EPA Determines Alaska’s Water Quality Standards Need To Be Updated

Author: Adriana Hernandez-Santana |

The U.S. Environmental Protection Agency announced that Alaska’s water quality standards need to be updated to more accurately reflect the amount of fish Alaskans consume.

 

This action requires Alaska to revise its limits on toxic pollutants in its waters to ensure that eating fish supports healthy people and communities. EPA’s determination sets the agency on a path to issuing a federal backstop in the event that Alaska does not strengthen the state’s water quality standards to protect residents.

 

“EPA continues to engage closely with the state of Alaska to ensure its communities, many of which rely on fish and shellfish for subsistence, are safer from pollution,” said EPA Acting Assistant Administrator for Water Bruno Pigott. “Alaskans eat more salmon, other fish, and shellfish than the average American.
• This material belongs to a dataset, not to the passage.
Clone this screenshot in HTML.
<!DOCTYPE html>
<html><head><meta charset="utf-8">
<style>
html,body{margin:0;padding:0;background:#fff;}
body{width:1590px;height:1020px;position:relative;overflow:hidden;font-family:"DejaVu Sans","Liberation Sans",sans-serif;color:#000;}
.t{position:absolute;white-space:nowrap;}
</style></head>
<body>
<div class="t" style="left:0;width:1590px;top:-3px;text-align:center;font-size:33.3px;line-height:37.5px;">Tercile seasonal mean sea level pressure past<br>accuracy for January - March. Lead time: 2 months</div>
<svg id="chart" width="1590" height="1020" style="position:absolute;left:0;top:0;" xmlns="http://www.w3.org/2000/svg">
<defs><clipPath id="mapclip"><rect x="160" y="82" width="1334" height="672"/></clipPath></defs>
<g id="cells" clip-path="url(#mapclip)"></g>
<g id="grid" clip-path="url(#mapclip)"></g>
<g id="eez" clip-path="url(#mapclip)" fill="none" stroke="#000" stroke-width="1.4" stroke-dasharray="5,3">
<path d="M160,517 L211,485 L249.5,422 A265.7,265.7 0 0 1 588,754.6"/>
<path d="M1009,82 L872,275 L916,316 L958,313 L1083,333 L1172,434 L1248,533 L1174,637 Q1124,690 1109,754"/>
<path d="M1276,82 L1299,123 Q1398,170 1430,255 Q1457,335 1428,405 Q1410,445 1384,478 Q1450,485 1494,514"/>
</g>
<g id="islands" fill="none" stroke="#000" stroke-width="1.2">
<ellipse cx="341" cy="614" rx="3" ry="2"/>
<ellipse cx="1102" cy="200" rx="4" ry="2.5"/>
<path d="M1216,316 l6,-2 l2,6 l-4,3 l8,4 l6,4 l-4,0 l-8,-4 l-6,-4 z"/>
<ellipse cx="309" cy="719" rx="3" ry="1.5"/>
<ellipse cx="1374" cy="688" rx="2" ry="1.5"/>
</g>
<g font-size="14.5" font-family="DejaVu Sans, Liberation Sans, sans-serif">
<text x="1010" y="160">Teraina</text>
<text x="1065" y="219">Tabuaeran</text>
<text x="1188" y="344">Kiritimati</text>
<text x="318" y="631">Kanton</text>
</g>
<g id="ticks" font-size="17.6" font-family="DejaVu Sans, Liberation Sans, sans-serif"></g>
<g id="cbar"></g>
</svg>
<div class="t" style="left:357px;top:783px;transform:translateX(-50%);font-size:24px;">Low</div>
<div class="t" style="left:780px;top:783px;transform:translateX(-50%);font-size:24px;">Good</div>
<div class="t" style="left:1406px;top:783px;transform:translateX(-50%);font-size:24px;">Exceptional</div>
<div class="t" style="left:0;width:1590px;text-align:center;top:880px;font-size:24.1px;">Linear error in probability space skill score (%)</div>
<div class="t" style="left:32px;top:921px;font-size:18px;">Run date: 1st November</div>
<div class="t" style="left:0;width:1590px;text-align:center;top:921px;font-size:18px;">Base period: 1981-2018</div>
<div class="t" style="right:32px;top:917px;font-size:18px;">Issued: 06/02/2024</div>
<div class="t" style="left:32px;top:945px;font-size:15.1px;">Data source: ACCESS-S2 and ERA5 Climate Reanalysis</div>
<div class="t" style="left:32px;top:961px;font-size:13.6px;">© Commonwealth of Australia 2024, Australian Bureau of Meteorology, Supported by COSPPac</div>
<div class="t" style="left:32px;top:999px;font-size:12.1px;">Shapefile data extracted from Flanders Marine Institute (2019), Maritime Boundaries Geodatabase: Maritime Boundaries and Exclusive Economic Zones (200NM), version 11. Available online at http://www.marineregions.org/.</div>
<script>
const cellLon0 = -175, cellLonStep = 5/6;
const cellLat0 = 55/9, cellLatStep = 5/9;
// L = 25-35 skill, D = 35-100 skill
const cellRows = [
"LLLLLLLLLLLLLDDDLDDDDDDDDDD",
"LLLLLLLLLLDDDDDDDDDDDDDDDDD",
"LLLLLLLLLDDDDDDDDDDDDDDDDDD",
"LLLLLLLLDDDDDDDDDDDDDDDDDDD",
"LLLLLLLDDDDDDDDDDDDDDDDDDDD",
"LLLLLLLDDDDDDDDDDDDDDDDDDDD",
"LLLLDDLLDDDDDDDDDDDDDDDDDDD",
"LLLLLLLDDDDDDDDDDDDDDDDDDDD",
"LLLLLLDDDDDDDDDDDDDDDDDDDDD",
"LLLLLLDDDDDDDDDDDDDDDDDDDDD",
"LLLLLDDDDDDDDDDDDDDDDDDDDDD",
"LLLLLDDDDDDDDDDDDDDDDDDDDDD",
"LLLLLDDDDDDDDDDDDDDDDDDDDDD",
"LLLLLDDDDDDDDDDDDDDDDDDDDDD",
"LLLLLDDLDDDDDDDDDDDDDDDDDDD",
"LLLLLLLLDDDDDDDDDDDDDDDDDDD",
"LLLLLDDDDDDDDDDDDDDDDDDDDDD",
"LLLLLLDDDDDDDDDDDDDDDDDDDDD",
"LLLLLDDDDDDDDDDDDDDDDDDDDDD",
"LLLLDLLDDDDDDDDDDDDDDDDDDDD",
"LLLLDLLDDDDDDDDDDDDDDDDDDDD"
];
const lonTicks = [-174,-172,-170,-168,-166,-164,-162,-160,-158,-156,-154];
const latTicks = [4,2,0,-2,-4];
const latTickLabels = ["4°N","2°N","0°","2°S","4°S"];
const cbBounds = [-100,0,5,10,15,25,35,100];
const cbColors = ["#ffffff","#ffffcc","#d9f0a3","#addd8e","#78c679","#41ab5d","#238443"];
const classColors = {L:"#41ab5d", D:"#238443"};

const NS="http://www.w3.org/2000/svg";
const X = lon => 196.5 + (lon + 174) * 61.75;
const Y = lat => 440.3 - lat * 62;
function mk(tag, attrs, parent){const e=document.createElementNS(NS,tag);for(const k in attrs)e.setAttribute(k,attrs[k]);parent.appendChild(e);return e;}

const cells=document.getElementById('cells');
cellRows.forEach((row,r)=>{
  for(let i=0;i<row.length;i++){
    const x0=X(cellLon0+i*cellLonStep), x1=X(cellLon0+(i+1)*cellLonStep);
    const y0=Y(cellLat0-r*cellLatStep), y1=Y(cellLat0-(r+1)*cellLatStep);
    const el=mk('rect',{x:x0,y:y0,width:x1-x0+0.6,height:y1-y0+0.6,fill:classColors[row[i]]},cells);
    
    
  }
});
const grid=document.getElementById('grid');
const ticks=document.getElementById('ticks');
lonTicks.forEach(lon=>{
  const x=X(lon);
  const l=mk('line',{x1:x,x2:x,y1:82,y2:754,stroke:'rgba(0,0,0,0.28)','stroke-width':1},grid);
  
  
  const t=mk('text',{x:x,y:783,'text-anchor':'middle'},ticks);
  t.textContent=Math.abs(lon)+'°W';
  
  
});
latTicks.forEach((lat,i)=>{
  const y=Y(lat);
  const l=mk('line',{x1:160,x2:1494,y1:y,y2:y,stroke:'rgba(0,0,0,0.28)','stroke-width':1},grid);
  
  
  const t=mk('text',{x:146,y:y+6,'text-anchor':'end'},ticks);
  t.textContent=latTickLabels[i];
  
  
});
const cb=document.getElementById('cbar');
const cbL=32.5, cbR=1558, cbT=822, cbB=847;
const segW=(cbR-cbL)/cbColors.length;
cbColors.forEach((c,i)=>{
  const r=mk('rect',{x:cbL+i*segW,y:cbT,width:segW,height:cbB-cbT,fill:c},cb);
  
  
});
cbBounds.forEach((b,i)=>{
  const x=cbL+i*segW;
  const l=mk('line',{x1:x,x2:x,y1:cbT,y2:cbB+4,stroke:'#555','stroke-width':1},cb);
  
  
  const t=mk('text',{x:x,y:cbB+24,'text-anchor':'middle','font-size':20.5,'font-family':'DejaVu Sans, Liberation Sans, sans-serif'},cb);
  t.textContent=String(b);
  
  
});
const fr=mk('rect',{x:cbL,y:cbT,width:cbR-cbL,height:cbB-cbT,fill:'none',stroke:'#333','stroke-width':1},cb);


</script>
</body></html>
That’s why it’s important to update the science and analyses that underpin federal and state standards that protect water quality and ensure that it’s safe to eat fish.”

 

This determination stems from long-standing concerns that the fish consumption rate used in Alaska’s existing human health criteria does not reflect the fish consumption patterns of Alaska residents, including rural and Tribal consumers.

 

Alaska’s existing water quality standards, last updated in 2003, are based on the national default fish consumption rate at that time of approximately seven ounces per month. Data from several sources indicate that actual fish consumption rates for Alaska residents, including Alaska Native and rural subsistence consumers, likely range from 7 to 14 ounces per day.

 

If the state does not submit revised water quality standards, EPA plans to propose new and revised standards for Alaska that will take this updated data into account and protect those who eat salmon and other fish and shellfish from the state’s waters. EPA will seek input from the public on the proposed rule and will consider all comments received before proceeding to the final rule stage.

 

Water quality standards define a waterbody’s goals and provide a regulatory basis for many actions under the Clean Water Act, including reporting on water quality conditions and status, developing water quality-based effluent limits in discharge permits for point sources, and setting pollution targets for a state’s water bodies.